Chatham University

Internships and Experiential Learning

An internship, job shadow experience, or informational interview through Chatham University will provide you with the opportunity to learn from professionals in a real work environment and to develop your knowledge, skills, and professional competencies in your field of study. Ultimately, the more internships and experiential learning you complete, the more marketable you will be to employers!


+What is Experiential Learning?

Experiential learning is knowledge gained outside of the classroom through internships, job shadowing, employment, volunteering, informational interviewing, and other real world experience.

+What is an Internship?

"An internship is a form of experiential learning that integrates knowledge and theory learned in the classroom with practical application and skills development in a professional setting. Internships give students the opportunity to gain valuable applied experience and make connections in professional fields they are considering for career paths; and give employers the opportunity to guide and evaluate talent." National Association of Colleges & Employers (NACE)

+Are internships required?

Yes, all undergraduate students are required to earn at least 3 credits of internship and can earn as many as 17 over the course of their undergraduate education. Some majors require more than 3 internship credits.

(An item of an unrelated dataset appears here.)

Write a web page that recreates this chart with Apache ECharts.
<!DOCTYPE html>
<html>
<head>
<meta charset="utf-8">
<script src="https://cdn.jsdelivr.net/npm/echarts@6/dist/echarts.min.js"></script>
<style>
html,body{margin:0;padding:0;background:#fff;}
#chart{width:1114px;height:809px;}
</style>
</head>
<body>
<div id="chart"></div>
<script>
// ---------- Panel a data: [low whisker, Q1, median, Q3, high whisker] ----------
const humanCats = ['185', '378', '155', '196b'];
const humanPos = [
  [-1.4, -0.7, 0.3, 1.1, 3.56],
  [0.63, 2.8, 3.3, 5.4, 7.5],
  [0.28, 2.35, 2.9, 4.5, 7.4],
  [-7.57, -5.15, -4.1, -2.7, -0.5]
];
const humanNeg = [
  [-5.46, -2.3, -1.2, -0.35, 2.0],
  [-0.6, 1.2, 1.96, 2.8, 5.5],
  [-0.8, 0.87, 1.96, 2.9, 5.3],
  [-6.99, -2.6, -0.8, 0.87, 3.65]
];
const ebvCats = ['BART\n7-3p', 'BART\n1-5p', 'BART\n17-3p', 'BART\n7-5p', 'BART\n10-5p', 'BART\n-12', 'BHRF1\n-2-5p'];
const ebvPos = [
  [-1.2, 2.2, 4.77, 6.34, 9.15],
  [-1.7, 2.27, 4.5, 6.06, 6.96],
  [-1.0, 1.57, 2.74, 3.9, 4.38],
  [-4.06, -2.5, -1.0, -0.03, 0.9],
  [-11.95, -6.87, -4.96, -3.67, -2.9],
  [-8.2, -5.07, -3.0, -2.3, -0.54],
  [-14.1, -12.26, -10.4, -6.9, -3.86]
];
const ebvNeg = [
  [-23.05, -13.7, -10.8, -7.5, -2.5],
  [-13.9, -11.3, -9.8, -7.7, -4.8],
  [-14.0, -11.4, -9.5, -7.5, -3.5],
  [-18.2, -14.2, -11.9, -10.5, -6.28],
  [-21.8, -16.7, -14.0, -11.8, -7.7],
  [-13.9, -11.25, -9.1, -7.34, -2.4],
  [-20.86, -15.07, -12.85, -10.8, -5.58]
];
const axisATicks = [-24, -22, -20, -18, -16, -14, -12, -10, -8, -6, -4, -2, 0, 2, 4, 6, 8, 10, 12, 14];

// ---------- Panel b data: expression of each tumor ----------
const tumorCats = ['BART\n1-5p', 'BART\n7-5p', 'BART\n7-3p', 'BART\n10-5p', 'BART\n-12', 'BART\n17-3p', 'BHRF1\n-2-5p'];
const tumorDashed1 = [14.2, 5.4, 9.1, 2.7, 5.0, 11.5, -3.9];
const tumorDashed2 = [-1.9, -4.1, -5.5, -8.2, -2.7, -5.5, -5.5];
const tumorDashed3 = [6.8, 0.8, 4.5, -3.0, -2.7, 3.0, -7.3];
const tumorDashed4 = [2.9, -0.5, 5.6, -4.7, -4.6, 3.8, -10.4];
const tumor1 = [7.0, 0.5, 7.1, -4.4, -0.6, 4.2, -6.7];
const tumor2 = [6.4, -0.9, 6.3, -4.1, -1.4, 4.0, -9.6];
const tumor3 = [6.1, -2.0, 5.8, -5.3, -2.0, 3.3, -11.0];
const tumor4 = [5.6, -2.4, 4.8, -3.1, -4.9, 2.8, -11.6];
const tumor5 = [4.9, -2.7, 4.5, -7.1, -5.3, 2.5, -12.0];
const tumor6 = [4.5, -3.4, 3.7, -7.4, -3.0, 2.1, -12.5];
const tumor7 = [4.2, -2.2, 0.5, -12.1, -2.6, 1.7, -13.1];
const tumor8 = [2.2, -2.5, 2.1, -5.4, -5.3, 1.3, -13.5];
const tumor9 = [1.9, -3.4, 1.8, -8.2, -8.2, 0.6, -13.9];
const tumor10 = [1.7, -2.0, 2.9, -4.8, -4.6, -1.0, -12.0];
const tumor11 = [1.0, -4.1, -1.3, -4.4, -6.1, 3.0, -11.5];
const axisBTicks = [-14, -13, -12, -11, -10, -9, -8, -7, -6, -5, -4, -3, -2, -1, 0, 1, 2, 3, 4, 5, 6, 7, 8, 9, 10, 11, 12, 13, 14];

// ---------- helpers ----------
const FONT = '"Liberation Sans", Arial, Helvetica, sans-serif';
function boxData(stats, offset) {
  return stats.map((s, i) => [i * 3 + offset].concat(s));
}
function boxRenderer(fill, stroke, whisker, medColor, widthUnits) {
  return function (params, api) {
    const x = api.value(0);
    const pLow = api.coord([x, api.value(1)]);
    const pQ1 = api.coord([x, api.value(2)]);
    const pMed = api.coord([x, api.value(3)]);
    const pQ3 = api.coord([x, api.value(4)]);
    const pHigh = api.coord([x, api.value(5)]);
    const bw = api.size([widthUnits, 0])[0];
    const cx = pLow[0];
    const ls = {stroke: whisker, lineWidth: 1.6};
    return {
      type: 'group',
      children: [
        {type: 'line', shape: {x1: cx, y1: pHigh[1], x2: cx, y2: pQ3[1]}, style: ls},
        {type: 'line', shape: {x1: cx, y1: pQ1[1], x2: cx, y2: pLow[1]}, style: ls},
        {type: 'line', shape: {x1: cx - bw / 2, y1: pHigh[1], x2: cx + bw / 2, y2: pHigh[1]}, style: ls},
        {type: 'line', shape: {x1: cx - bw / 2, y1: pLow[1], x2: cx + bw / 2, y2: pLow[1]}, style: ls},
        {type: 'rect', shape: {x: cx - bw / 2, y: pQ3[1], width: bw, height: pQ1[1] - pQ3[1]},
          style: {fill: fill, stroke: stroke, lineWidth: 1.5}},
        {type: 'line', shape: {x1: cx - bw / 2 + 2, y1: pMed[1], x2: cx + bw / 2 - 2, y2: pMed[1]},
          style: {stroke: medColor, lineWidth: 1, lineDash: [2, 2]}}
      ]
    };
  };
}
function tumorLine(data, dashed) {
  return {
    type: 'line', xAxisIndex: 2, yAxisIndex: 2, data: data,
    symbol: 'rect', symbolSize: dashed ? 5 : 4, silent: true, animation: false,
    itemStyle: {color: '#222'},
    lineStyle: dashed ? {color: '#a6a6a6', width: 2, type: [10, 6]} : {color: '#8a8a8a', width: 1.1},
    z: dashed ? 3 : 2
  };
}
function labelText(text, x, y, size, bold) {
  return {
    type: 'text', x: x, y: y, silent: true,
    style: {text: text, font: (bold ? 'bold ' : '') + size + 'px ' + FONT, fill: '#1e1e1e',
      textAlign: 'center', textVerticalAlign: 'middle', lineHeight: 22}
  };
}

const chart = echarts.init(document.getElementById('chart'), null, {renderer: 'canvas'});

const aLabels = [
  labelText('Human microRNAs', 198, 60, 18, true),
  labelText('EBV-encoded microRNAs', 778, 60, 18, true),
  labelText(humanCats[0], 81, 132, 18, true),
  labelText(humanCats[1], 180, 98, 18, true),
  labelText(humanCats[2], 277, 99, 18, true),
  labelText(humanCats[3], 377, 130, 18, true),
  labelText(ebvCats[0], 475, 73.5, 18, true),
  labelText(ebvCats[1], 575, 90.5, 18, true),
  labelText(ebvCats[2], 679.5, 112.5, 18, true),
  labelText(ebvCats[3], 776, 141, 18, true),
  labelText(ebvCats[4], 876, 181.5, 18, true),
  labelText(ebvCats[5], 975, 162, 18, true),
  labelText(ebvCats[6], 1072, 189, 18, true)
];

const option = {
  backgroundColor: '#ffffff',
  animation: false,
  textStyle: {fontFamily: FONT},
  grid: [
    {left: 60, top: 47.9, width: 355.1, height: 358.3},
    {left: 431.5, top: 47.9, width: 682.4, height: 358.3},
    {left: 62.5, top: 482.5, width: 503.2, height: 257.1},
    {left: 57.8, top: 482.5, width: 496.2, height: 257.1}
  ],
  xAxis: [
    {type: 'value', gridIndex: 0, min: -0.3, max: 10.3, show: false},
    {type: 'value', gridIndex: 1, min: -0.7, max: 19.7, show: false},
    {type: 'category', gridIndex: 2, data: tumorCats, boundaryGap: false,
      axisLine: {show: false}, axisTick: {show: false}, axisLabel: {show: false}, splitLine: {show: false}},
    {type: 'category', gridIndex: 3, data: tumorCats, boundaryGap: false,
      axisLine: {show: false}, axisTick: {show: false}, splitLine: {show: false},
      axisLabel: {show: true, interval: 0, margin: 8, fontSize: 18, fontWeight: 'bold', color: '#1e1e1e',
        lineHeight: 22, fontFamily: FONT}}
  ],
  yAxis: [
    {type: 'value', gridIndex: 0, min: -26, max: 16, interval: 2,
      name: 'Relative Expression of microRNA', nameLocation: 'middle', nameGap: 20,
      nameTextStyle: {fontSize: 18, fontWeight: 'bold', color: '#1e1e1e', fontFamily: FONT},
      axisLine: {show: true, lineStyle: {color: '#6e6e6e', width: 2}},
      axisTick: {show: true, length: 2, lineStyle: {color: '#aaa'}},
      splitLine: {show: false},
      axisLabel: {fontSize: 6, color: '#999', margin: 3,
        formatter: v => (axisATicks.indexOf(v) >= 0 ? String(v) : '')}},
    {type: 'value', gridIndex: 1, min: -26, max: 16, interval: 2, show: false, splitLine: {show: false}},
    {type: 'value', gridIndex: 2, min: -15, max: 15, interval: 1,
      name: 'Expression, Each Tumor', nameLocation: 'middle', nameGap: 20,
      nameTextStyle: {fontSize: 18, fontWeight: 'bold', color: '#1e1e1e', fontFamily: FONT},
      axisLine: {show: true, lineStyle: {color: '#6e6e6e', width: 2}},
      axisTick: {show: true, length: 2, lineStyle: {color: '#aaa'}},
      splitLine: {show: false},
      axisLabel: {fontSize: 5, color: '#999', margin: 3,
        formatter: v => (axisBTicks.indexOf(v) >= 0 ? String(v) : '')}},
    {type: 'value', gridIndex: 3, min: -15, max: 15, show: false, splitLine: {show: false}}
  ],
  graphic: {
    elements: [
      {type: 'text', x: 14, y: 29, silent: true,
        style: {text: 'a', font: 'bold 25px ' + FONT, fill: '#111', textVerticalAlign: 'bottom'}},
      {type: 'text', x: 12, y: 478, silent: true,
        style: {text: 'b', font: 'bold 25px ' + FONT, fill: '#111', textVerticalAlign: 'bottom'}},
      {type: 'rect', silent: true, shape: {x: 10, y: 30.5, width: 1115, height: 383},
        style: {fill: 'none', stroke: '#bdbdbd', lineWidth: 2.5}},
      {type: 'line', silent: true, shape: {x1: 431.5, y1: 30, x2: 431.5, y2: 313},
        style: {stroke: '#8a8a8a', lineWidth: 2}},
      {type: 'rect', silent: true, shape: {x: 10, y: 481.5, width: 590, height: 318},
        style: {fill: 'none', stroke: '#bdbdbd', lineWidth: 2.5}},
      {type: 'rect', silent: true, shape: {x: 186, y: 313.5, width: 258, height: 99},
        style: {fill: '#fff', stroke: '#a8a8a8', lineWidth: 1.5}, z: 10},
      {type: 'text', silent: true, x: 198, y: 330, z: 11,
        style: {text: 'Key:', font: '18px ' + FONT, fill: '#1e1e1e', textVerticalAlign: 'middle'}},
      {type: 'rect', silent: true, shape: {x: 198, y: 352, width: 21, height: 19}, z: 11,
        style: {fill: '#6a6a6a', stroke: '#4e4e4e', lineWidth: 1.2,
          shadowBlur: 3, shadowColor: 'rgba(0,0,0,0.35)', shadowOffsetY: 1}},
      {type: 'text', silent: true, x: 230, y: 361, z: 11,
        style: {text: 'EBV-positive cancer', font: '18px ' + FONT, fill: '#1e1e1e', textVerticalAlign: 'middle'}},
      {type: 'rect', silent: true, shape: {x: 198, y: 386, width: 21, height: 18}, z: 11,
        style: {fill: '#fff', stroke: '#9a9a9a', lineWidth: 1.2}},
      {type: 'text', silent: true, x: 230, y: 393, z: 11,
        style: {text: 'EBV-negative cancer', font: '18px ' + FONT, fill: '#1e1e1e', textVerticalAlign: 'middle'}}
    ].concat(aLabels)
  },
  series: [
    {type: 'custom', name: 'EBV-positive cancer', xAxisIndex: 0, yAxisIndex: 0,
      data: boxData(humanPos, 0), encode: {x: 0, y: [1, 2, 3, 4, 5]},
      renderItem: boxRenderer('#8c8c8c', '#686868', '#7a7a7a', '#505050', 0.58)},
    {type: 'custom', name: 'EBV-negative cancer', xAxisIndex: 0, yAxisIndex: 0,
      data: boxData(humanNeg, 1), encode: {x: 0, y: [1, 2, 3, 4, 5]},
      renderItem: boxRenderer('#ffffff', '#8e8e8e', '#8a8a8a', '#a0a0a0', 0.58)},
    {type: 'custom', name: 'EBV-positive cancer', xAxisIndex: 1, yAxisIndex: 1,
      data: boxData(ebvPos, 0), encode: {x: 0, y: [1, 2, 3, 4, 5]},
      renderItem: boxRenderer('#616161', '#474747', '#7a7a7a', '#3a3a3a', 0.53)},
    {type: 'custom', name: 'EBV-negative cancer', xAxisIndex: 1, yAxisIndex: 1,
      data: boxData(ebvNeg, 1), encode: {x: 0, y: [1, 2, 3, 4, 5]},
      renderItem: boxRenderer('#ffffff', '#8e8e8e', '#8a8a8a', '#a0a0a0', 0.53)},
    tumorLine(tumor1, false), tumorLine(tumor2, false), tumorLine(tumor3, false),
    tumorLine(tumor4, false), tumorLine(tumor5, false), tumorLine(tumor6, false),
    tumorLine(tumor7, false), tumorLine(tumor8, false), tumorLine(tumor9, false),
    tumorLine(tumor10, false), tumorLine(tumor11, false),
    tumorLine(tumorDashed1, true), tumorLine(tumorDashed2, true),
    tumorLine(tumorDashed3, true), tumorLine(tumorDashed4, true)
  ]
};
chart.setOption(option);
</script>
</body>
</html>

+When can a student do an internship?

After completing their first term at Chatham, students who have at least a 2.0 GPA and the approval of their academic advisors can complete internships in any term. International students must obtain approval to pursue an internship from the Office of International Affairs.

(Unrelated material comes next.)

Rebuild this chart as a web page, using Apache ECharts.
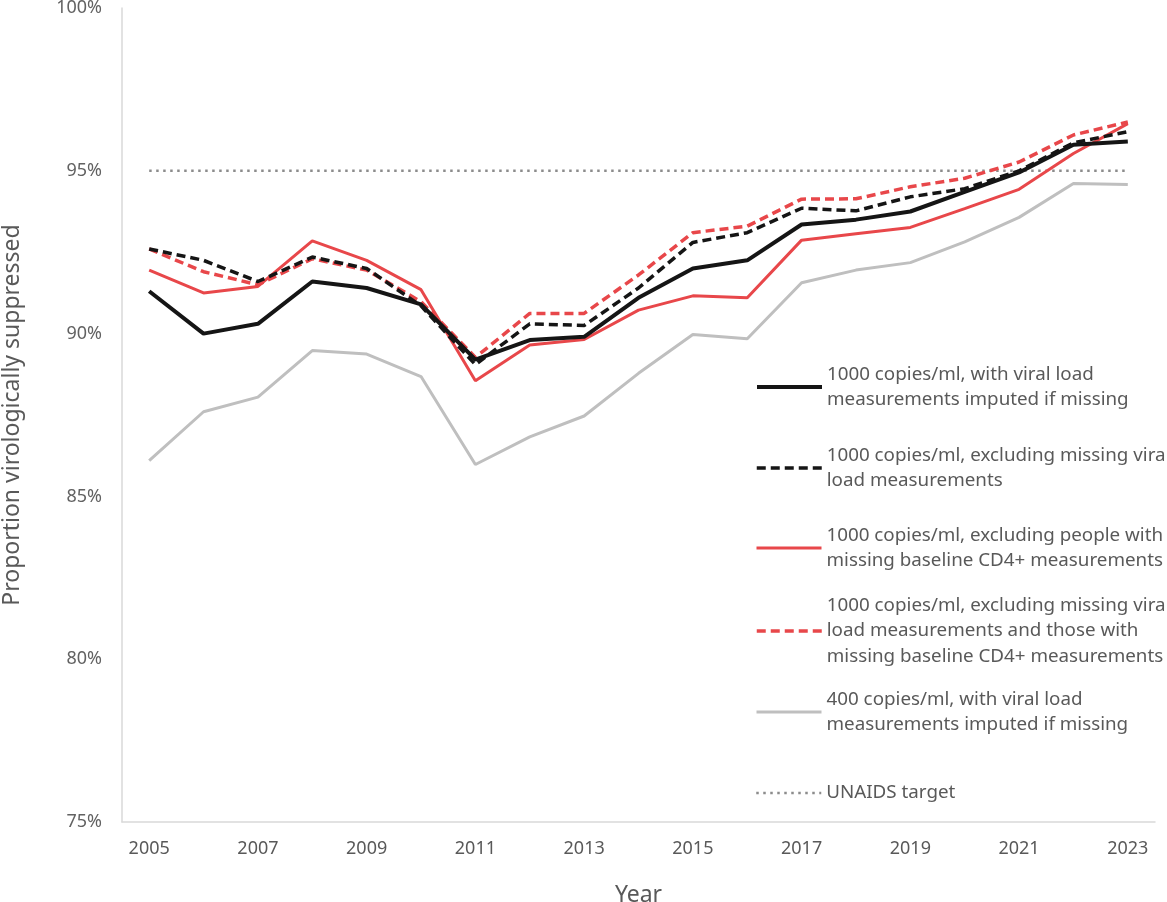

+What kinds of internships do students complete?

Students do internships that are relevant to their majors and interests in businesses, government, and in for-profit and non-profit organizations in Pittsburgh and beyond. Examples from the 2014-2015 academic year include a Communications major with the Pittsburgh Pirates, a Business Marketing and Management major with the Muscular Dystrophy Association, a Criminology major at Shuman Juvenile Detention Center, a Political Science major with May Law Group, an Economics major with the U.S. Commercial Service, an Integrative Health Studies major at The UPMC Center for Integrative Medicine, a Psychology major with Renewal Incorporated, an Environmental Studies major with Clear Water Action, an Arts Management major with Pittsburgh Center for Creative Reuse, Biology majors at Animal Rescue League Wildlife Center and the Carnegie Science Center, and a Human Biology major at a midwifery clinic in Peru.

+How does Career Development assist students with internships?

Students receive guidance in each step of the internship process from a Career Consultant. Steps include: assistance with finding an internship site, application and interview preparation, completion and registration of the internship learning agreement, and guided reflection and evaluation. Career Development collaborates with faculty and site supervisors to ensure the best internship experience possible.

+Can my internship count as my Work Study/Student Employment position?

No, students must choose between receiving academic credit and being paid through the Federal Work Study/Student Employment Programs.

+How do students register an internship for academic credit?

Visit the Registering Your Internship page.

+How do students prepare for their internship experiences?

At the beginning and end of each semester the Career Development Office offers Internship Preparation Workshops to prepare students for their upcoming internship experiences. Students will learn best practices, networking skills, and how to leave a lasting impression through group discussion and shared best practices. The Internship Preparation Workshop is now a requirement for students to attend, prior to completing an internship for academic credit.